Part of this time crunch is that the demands don’t stop just because we’re trying to build a TV network for the Region. While we’re broadcasting a half dozen or more live games on video each week, there’s still stuff in the community that I gotta be a part of – that I want to be a part of.
On Friday, I went to the Munster Homecoming parade and took some pictures of my niece, Maddy Foreit, who rode around town in the back of a convertible in the parade. Ben and Josh Foreit were also in the homecoming court. I rode my bike over to the parade but it had left Elliot School where it starts. I caught up with it in front of the house where my family used to live at Fisher and White Oak. I snapped a few photos of Maddy, Ben and Josh and rode back home.

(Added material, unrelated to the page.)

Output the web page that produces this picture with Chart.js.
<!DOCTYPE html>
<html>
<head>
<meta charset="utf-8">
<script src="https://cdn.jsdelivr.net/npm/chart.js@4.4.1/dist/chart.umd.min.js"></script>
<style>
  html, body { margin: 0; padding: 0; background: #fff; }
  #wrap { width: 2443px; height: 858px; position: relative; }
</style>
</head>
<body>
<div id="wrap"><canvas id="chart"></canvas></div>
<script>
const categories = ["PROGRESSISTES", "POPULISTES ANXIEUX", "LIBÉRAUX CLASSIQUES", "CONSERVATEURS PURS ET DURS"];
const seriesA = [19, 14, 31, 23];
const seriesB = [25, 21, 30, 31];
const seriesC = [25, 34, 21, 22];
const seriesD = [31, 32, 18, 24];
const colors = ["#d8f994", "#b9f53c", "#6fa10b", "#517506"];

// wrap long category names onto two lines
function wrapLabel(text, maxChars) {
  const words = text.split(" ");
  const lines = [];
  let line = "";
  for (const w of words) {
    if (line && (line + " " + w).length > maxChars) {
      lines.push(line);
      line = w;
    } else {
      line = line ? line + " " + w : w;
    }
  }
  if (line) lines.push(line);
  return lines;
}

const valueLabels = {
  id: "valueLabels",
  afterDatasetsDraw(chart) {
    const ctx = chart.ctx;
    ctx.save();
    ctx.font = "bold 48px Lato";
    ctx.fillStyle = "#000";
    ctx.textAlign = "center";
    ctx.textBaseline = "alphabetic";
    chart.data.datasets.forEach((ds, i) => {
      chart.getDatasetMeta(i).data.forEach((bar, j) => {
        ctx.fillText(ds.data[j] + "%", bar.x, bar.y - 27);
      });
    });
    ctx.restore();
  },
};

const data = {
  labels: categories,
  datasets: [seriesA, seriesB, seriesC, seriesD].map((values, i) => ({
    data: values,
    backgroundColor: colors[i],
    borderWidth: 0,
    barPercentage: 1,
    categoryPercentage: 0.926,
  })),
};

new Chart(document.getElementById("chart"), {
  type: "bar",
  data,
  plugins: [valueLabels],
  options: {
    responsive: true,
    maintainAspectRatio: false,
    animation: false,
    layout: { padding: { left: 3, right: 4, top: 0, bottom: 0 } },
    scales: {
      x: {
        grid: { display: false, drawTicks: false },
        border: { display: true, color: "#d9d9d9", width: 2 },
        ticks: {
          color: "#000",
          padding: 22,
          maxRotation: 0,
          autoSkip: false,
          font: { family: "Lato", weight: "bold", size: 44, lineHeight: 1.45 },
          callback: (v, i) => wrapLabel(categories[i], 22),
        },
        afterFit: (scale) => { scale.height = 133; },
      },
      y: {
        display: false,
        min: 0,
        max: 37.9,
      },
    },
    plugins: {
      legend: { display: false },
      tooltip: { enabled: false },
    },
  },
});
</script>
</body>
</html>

I laid down for a half hour and then went to work on Friday night football. It’s been a nonstop ride since. I ran out to our video broadcast of Lowell at Highland expecting to hang out with the six-person crew for a while before the game, but they were in a frenzy. We had a problem with audio. I had to skidaddle back to the station, find an appropriate XLR cord, and then rush back to Highland before kickoff.
Then it was over to Munster with Alexis to watch the homecoming court drive onto the field at halftime. You’re not supposed to go on the track around the field, but there were so many Dedelows and Foreits and some others that we filled the area by the floats and convertibles. I took a ton of pictures. It was a good, fulfilling night and that would have been enough for a weekend.

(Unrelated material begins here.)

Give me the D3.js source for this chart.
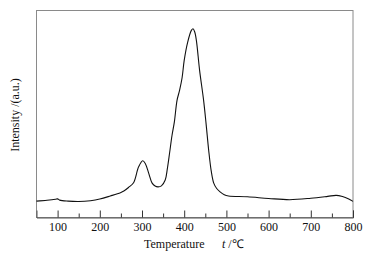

Instead, Alexis and I woke up at 6am yesterday and drove to W. Lafayette for the Purdue football game. We tailgated in lot T next to a guy and his wife who brought out a deep fryer in which they made a mountain of Basa. Purdue, after three tough losses, finally got a win. They beat #22 Boston College 30-13. It was a great time.

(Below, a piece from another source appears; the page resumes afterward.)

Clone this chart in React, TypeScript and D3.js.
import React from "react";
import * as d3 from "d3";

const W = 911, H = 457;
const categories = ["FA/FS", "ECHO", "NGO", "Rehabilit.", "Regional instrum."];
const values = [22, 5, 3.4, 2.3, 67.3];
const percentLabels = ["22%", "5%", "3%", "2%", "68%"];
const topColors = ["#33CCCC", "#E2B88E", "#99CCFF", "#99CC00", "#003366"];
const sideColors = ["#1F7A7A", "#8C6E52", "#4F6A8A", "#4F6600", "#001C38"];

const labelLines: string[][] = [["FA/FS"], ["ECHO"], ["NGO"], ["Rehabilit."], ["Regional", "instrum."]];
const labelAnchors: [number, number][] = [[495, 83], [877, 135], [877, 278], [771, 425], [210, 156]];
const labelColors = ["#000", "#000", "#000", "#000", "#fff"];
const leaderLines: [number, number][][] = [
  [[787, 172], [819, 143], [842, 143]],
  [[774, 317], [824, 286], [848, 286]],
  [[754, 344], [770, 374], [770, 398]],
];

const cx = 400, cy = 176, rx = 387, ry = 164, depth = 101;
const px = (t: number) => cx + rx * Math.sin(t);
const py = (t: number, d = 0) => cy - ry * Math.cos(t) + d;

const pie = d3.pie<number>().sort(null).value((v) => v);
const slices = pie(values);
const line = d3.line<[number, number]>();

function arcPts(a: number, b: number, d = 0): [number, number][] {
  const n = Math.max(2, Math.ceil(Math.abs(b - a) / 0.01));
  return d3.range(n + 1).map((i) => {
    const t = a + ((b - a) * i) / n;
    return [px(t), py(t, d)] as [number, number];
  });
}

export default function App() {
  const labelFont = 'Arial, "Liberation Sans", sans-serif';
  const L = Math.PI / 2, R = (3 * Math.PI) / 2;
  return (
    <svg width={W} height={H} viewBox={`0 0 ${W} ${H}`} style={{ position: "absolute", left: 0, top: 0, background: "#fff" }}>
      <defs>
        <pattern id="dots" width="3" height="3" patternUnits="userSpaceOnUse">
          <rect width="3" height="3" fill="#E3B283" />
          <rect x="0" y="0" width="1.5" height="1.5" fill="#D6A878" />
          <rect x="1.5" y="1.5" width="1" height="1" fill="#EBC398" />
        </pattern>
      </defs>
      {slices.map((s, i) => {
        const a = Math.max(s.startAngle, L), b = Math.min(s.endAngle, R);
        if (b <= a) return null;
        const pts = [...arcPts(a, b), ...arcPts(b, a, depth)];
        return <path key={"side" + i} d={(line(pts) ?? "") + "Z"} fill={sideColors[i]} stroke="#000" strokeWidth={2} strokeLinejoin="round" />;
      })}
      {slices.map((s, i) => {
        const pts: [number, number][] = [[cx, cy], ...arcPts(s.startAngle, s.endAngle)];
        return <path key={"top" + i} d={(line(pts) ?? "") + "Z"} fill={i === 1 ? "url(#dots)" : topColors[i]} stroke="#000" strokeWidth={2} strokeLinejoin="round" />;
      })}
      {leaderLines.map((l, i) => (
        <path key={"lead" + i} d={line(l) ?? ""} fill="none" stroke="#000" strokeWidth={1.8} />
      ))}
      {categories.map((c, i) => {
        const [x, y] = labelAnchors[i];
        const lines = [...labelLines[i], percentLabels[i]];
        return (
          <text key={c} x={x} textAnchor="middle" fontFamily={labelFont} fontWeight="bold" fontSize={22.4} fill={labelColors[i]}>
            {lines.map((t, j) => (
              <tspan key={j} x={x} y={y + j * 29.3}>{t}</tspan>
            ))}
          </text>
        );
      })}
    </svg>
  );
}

We left right before the end and made it home in less than two hours. That’s huge for after a Purdue game. Plus, there was big accident on the Borman so we had to wait in traffic for a while. We got off at Burr Street and meandered home from there.
When we got home, I studied statistics for my MBA for a few hours. Then we drove to Wolf Lake and watched Steve Miller rock the place out. Alexis and I stood right in front of the stage and danced on concrete for two hours. That made my legs hurt like you wouldn’t believe. I took four Advil, rubbed CBD oil into my hip, and tried to go to sleep. Didn’t work. We stood for hours on concrete at the Purdue game and did the same at the Steve Miller concert. My bones can’t take that.
At midnight, Alexis and I wound up sitting in the parking lot at White Castles dipping fries into ketchup on the dashboard. Today, we’re heading to the Cubs-Sox game as part of a Purdue Northwest outing. Life goes on.
It’s delicate balancing act, this life of local radio has become. I can almost do everything I’m supposed to do in a day if I just run a radio station, go to grad school, love my wife and kids and work out once in a while.
But if you put a streaming video network into the mix, all hell breaks loose. One of the casualties is that you and I don’t get much time together. Have patience, my friend. Maybe just maybe we’re building something that decades from now someone will say is “good and pure and beautiful” just like radio. It may mean that streaming video is dying by then, as radio is now. But what the hell? If the ride for streaming video is half as good as the radio ride, then it will all be worth it.